I heard that two planes had just hit the Twin Towers.

I thought of Sesnas and small commuter planes which I always distrusted. But two? The hair rose on my arms. The gears in my brains shifted. The synopsis clicked. This was a terror attack.

I pulled to the shoulder of the highway and called my husband back in Bridgehampton. “Turn on the TV. Now.”

When he did, he started screaming. He was incoherent.

“Tell me what do you see?” I shouted. “What is it?”

“Come back!” was all he managed to utter. “Turn around right now!”

“I can’t. I have my writing group tonight. What are you seeing?”

His screaming got under control only enough to tell me that the first building was crumbling. “The city will be closed. Long Island Expressway will be closed. You won’t be able to come back later,” he insisted.

The feeling of déjà vu--the events I've witnessed in Israel from close and far—settled on me with some strange remoteness. The wait was over. It had finally happened. I turned my car around at the first possible ramp and stopped again, heart pounding. We had children in New York City. “This is the moment that would change my life, our life, the world’s life,” I thought as I looked at the quiet blue skiy, the pulsating green of the grass and trees. I was too calm. I should panic. Something was terribly wrong with me.

I could not reach any of the children.

I called my husband again.

“Oh, my God!” he suddenly called out. “Oh, my God! The Building is falling down.”

“What do you mean ‘falling down?’ It’s just a small plane—”

“It’s a jetliner!” On the radio they told of a fire ball thirty stories high.

“This is the beginning of a war,” I said as I restarted the car. That was how things worked in Israel. Nothing was absurd anymore. Not if the World Trade Center tower fell down. Fell down? I still thought that only the top floors had collapsed, from the spot where the plane had hit, and upward.

How far could this attack go? Richard Clarke’s warnings banged in my head. My imagination in the novel I was working on hadn’t gone far enough. I hadn’t conjured anything like this….

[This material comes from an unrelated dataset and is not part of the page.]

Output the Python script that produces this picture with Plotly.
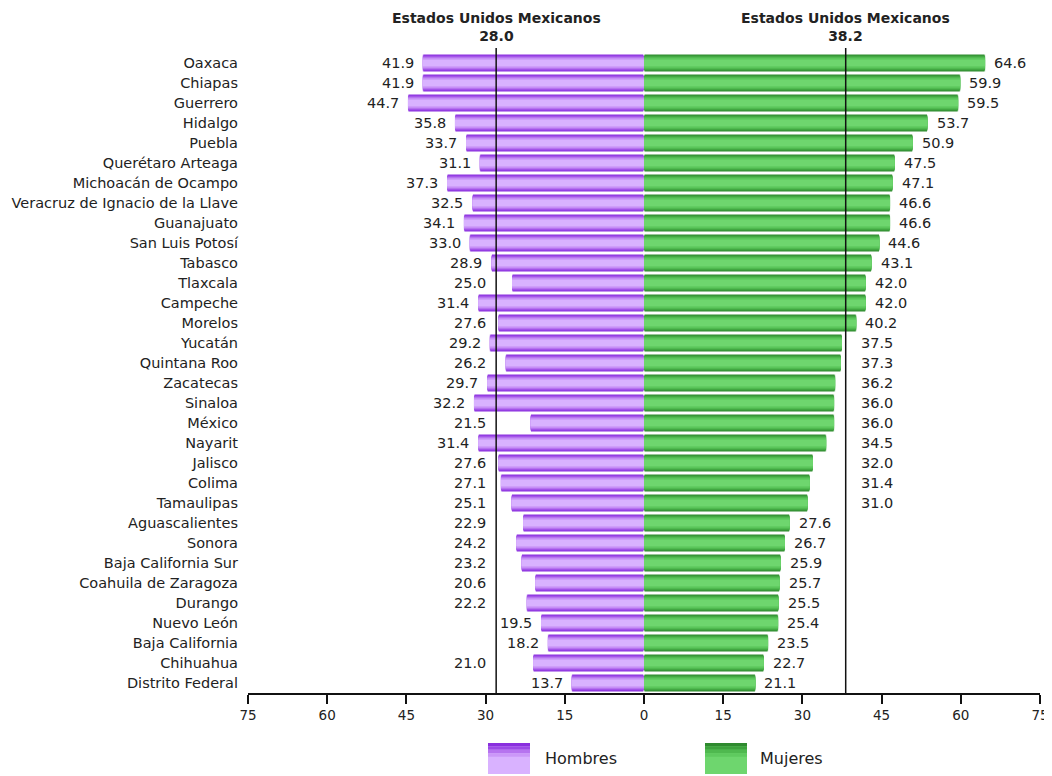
import plotly.graph_objects as go

states = ["Oaxaca", "Chiapas", "Guerrero", "Hidalgo", "Puebla", "Querétaro Arteaga",
          "Michoacán de Ocampo", "Veracruz de Ignacio de la Llave", "Guanajuato",
          "San Luis Potosí", "Tabasco", "Tlaxcala", "Campeche", "Morelos", "Yucatán",
          "Quintana Roo", "Zacatecas", "Sinaloa", "México", "Nayarit", "Jalisco",
          "Colima", "Tamaulipas", "Aguascalientes", "Sonora", "Baja California Sur",
          "Coahuila de Zaragoza", "Durango", "Nuevo León", "Baja California",
          "Chihuahua", "Distrito Federal"]
hombres = [41.9, 41.9, 44.7, 35.8, 33.7, 31.1, 37.3, 32.5, 34.1, 33.0, 28.9, 25.0,
           31.4, 27.6, 29.2, 26.2, 29.7, 32.2, 21.5, 31.4, 27.6, 27.1, 25.1, 22.9,
           24.2, 23.2, 20.6, 22.2, 19.5, 18.2, 21.0, 13.7]
mujeres = [64.6, 59.9, 59.5, 53.7, 50.9, 47.5, 47.1, 46.6, 46.6, 44.6, 43.1, 42.0,
           42.0, 40.2, 37.5, 37.3, 36.2, 36.0, 36.0, 34.5, 32.0, 31.4, 31.0, 27.6,
           26.7, 25.9, 25.7, 25.5, 25.4, 23.5, 22.7, 21.1]
nacional_label = "Estados Unidos Mexicanos"
nacional_hombres = 28.0
nacional_mujeres = 38.2
series_names = ["Hombres", "Mujeres"]
tick_vals = [-75, -60, -45, -30, -15, 0, 15, 30, 45, 60, 75]

FONT = "DejaVu Sans"
TXT = "#222222"
LBL = 14.5

purple_layers = ["#8a2fde", "#9c4ae6", "#b673ef", "#cb97f8", "#d9b2ff"]
green_layers = ["#2f8a2f", "#3ea23e", "#4fb94f", "#5fca5f", "#6ed66e"]
widths = [0.9, 0.76, 0.62, 0.48, 0.32]

fig = go.Figure()
for i, (w, cp, cg) in enumerate(zip(widths, purple_layers, green_layers)):
    line = dict(color="white", width=1) if i == 0 else dict(width=0)
    fig.add_trace(go.Bar(y=states, x=[-v for v in hombres], orientation="h", width=w,
                         marker=dict(color=cp, line=line), hoverinfo="skip",
                         showlegend=False))
    fig.add_trace(go.Bar(y=states, x=mujeres, orientation="h", width=w,
                         marker=dict(color=cg, line=line), hoverinfo="skip",
                         showlegend=False))

annotations = []
LW = 6.0  # approx label width in data units
PAD = 1.0
lf = dict(family=FONT, size=LBL, color=TXT)
for s, h, m in zip(states, hombres, mujeres):
    if h < nacional_hombres and h + 1.2 + LW > nacional_hombres - PAD:
        annotations.append(dict(x=-nacional_hombres, y=s, text=f"{h:.1f}", xanchor="right",
                                xshift=-8, showarrow=False, font=lf))
    else:
        annotations.append(dict(x=-h, y=s, text=f"{h:.1f}", xanchor="right",
                                xshift=-7, showarrow=False, font=lf))
    if m < nacional_mujeres and m + 1.2 + LW > nacional_mujeres - PAD:
        annotations.append(dict(x=nacional_mujeres, y=s, text=f"{m:.1f}", xanchor="left",
                                xshift=13, showarrow=False, font=lf))
    else:
        annotations.append(dict(x=m, y=s, text=f"{m:.1f}", xanchor="left",
                                xshift=7, showarrow=False, font=lf))

for xv, v in [(-nacional_hombres, nacional_hombres), (nacional_mujeres, nacional_mujeres)]:
    annotations.append(dict(x=xv, y=1, xref="x", yref="paper", yanchor="bottom", yshift=7,
                            text=f"<b>{nacional_label}</b><br><b>{v:.1f}</b>", showarrow=False,
                            font=dict(family=FONT, size=14, color=TXT)))

shapes = []
for xv in [-nacional_hombres, nacional_mujeres]:
    shapes.append(dict(type="line", xref="x", yref="paper", x0=xv, x1=xv, y0=0, y1=1.008,
                       line=dict(color="#111111", width=1.5)))

# custom legend with gradient boxes (page pixel -> paper coords)
PX0, PW, PY0, PH = 248, 792, 693, 640
def px(x): return (x - PX0) / PW
def py(y): return (PY0 - y) / PH
legend_items = [(488, 530, 543, series_names[0], purple_layers),
                (705, 747, 758, series_names[1], green_layers)]
for x0, x1, tx, name, cols in legend_items:
    top, bot = 743, 774
    n = len(cols)
    shapes.append(dict(type="rect", xref="paper", yref="paper", x0=px(x0), x1=px(x1),
                       y0=py(bot), y1=py(top), fillcolor=cols[-1], line=dict(width=0), layer="above"))
    band_h = (bot - top) * 0.55 / n
    for k, c in enumerate(cols[:-1]):
        shapes.append(dict(type="rect", xref="paper", yref="paper", x0=px(x0), x1=px(x1),
                           y0=py(top + (k + 1) * band_h), y1=py(top + k * band_h),
                           fillcolor=c, line=dict(width=0), layer="above"))
    annotations.append(dict(x=px(tx), y=py((top + bot) / 2), xref="paper", yref="paper",
                            xanchor="left", yanchor="middle", text=name, showarrow=False,
                            font=dict(family=FONT, size=16, color=TXT)))

fig.update_layout(
    width=1044, height=768,
    margin=dict(l=240, r=12, t=45, b=83),
    barmode="overlay",
    plot_bgcolor="white", paper_bgcolor="white",
    annotations=annotations, shapes=shapes,
    showlegend=False,
    xaxis=dict(range=[-75, 75], tickvals=tick_vals, ticktext=[str(abs(t)) for t in tick_vals],
               showgrid=False, zeroline=False, showline=True, linecolor="#111111", linewidth=1.5,
               ticks="outside", ticklen=9, tickcolor="#111111", tickwidth=1.5, automargin=False,
               tickfont=dict(family=FONT, size=13.5, color=TXT), fixedrange=True),
    yaxis=dict(categoryorder="array", categoryarray=states, range=[len(states) - 0.5, -0.5],
               showgrid=False, zeroline=False, showline=False, ticks="",
               ticklabelstandoff=9, automargin=False,
               tickfont=dict(family=FONT, size=LBL, color=TXT), fixedrange=True),
)

fig.write_html("out.html")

One more plane had crashed in Pennsylvania, I now heard on the radio. I pulled to the side of the road yet again, and reached my youngest daughter. Her office was in the basement of an uptown building, and she shared a wall with one of the largest, busiest subway stations.

“Get out of the office and don’t come back,” I instructed her. There was no question of getting her out of the city as I did not want her taking the train. “Stay in your apartment.”

An hour later, I huddled on the couch with my husband, both of us in complete shock. We had supported investigators of the 1993 attack on the World Trade Center, an event that had left “only” six dead, too few to ring the alarm bells in the public’s consciousness. I now watched, horrified, as bodies hurled themselves off the buildings’ windows.

We got the news that our son-in-law walked across the bridge to Brooklyn, from where he hitchhiked home. My husband’s niece, a mother of three—the youngest only four months old—worked in the building across the street from the WTC. She managed to flee when her office was hit hard by debris. In the confusion and black cloud, she found herself on the Staten Island ferry, shoeless and bagless, and was taken into the home of a collegue. Ron’s two cousins who work on the 80th floor of the World Trade Center happened to be out of the office: one was away on a business trip, the other took their father to the eye doctor that morning! The old man’s progressive blindness had saved this son's life....


A few days later, at my local train station, I looked at the parking lot filled with unclaimed cars of people who went to work on September 11 and never came back.

In the coming months, I helped a friend who has been involved in fund-raising for social and psychological services for families of the deceased.

Ten years later, while I and the rest of the world have resumed our lives, there are over three thousand children in Long Island who suffer the irreversible, irrecoverable loss of a parent.